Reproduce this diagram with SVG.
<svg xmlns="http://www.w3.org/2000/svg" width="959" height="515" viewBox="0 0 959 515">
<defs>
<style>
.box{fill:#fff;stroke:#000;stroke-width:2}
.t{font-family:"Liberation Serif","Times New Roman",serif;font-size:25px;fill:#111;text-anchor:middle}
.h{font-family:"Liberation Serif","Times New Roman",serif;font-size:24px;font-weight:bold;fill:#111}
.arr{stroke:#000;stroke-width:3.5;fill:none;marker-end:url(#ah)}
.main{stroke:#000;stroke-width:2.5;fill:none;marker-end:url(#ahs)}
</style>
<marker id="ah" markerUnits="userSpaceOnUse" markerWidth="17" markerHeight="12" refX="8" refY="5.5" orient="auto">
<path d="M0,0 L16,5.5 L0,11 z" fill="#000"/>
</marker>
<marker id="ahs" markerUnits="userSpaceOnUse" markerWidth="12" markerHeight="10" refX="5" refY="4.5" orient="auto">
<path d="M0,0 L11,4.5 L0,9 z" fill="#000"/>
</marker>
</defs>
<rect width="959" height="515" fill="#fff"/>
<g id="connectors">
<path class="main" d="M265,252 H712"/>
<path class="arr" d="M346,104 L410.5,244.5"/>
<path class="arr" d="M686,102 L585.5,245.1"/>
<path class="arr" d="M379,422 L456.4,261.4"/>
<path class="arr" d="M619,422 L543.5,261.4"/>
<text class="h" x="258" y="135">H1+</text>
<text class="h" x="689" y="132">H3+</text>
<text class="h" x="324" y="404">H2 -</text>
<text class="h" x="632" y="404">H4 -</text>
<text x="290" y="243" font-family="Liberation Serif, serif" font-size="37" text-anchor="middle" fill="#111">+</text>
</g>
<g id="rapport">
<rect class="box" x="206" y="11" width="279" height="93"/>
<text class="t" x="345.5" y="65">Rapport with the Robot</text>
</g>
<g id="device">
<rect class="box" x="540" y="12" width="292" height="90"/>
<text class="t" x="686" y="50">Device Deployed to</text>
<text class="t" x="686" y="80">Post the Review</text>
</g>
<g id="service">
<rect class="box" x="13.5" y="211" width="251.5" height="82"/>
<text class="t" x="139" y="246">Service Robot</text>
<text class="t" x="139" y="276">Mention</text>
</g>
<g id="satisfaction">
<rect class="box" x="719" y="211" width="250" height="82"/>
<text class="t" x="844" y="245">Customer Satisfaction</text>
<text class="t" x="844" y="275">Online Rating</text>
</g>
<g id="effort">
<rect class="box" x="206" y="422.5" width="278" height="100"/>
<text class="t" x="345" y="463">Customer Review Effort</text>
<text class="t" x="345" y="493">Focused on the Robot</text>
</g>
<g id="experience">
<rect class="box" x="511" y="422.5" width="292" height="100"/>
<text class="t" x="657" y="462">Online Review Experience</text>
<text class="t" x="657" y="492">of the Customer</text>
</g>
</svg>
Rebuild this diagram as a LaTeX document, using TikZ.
####################
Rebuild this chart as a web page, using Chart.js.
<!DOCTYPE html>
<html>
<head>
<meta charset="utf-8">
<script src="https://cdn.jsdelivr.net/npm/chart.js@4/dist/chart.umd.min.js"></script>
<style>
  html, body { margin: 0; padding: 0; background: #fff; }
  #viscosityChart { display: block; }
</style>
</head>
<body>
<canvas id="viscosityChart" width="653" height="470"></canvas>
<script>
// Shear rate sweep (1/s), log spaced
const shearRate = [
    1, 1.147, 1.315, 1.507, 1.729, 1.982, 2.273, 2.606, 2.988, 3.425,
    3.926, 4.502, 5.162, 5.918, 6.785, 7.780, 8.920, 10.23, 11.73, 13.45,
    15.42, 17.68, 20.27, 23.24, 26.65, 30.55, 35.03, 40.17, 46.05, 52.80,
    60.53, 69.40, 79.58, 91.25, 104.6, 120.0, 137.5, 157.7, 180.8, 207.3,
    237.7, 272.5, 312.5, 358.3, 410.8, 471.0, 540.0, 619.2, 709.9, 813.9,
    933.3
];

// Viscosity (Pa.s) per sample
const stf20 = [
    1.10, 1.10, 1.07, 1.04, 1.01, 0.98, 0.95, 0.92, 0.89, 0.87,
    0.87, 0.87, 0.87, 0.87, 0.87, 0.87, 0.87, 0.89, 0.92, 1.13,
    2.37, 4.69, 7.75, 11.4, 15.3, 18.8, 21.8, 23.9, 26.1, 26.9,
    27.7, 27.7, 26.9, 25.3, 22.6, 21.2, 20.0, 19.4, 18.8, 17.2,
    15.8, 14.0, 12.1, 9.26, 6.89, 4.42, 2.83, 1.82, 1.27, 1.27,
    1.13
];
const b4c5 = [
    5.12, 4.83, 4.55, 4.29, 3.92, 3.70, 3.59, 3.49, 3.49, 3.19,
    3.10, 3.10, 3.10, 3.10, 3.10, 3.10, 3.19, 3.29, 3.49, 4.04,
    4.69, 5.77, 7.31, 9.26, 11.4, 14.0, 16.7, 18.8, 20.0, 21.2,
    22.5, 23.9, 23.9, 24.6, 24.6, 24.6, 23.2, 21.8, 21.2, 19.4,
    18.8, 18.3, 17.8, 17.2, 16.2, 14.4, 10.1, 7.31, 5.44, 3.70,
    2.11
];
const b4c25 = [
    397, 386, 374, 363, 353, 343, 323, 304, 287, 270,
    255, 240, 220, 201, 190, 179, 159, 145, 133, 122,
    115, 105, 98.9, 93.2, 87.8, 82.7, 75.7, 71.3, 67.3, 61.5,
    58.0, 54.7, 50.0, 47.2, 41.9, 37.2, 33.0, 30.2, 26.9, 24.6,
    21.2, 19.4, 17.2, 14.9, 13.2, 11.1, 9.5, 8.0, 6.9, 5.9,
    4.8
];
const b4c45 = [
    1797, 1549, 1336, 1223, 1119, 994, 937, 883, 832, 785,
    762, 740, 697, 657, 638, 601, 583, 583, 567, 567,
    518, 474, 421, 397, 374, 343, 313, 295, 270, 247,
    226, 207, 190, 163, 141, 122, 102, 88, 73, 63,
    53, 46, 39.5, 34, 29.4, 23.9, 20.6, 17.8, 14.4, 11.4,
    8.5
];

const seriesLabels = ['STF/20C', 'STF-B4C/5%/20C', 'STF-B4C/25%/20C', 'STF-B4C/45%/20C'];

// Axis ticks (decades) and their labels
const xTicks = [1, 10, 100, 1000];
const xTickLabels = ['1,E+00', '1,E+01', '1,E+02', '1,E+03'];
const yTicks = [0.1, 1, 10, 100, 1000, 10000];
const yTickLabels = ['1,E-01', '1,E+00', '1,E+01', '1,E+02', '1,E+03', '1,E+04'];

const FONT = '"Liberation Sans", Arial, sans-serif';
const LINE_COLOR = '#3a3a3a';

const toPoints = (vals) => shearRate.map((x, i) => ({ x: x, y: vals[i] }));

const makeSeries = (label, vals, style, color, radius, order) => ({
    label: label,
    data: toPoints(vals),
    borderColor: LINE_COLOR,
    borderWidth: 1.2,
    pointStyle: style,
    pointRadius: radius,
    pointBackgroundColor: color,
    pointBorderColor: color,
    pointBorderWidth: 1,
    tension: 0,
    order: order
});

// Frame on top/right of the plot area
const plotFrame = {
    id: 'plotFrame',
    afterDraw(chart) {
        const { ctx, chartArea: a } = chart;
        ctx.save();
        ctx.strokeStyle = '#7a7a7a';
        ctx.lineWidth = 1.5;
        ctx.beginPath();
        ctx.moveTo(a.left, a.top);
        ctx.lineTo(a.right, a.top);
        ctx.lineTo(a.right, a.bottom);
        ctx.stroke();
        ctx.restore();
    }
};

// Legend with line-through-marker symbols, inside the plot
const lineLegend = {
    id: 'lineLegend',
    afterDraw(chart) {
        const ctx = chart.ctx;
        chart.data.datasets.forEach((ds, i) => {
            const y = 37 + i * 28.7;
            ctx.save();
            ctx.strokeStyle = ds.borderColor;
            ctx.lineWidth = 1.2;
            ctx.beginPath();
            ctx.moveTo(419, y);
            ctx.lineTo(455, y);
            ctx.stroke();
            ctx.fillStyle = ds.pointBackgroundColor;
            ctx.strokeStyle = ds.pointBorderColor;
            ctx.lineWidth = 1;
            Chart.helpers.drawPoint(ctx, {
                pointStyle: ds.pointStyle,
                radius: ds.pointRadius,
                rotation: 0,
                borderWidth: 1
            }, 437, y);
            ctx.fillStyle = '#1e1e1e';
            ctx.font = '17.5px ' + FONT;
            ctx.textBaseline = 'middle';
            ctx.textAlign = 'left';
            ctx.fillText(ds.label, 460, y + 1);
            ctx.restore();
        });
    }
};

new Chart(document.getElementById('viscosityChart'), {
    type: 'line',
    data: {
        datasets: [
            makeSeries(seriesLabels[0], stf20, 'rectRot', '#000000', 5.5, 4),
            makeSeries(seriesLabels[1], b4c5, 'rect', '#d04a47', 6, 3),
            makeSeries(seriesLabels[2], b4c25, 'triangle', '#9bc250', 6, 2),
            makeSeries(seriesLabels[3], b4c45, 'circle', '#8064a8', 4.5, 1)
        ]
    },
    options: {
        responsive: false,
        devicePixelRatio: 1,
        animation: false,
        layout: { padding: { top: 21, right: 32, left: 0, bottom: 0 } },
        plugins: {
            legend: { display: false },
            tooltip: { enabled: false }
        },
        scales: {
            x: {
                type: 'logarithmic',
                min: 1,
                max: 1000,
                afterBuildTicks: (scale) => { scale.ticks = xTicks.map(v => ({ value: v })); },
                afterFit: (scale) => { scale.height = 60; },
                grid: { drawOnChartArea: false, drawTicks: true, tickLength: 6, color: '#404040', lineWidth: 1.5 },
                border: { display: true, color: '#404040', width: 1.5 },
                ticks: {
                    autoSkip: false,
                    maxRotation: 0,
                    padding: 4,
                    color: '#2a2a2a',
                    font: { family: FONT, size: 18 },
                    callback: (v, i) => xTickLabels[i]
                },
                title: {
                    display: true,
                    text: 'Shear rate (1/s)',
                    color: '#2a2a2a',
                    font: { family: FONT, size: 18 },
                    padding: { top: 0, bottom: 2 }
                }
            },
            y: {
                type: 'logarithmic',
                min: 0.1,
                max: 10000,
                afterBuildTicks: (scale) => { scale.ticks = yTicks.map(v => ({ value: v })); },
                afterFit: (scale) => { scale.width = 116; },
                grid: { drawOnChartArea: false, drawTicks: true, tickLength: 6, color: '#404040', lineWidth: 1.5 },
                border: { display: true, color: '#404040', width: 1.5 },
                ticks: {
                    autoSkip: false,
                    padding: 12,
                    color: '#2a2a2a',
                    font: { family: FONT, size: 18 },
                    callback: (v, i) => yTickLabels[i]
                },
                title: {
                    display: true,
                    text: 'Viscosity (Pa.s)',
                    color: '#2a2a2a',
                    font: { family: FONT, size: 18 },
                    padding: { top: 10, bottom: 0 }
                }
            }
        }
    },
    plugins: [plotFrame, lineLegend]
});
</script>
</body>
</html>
####################
## What to work on
Pick out all lines containing the string "document".

## Solved exercise
Rebuild this diagram as a LaTeX document, using TikZ.
new Chart(document.getElementById('viscosityChart'), {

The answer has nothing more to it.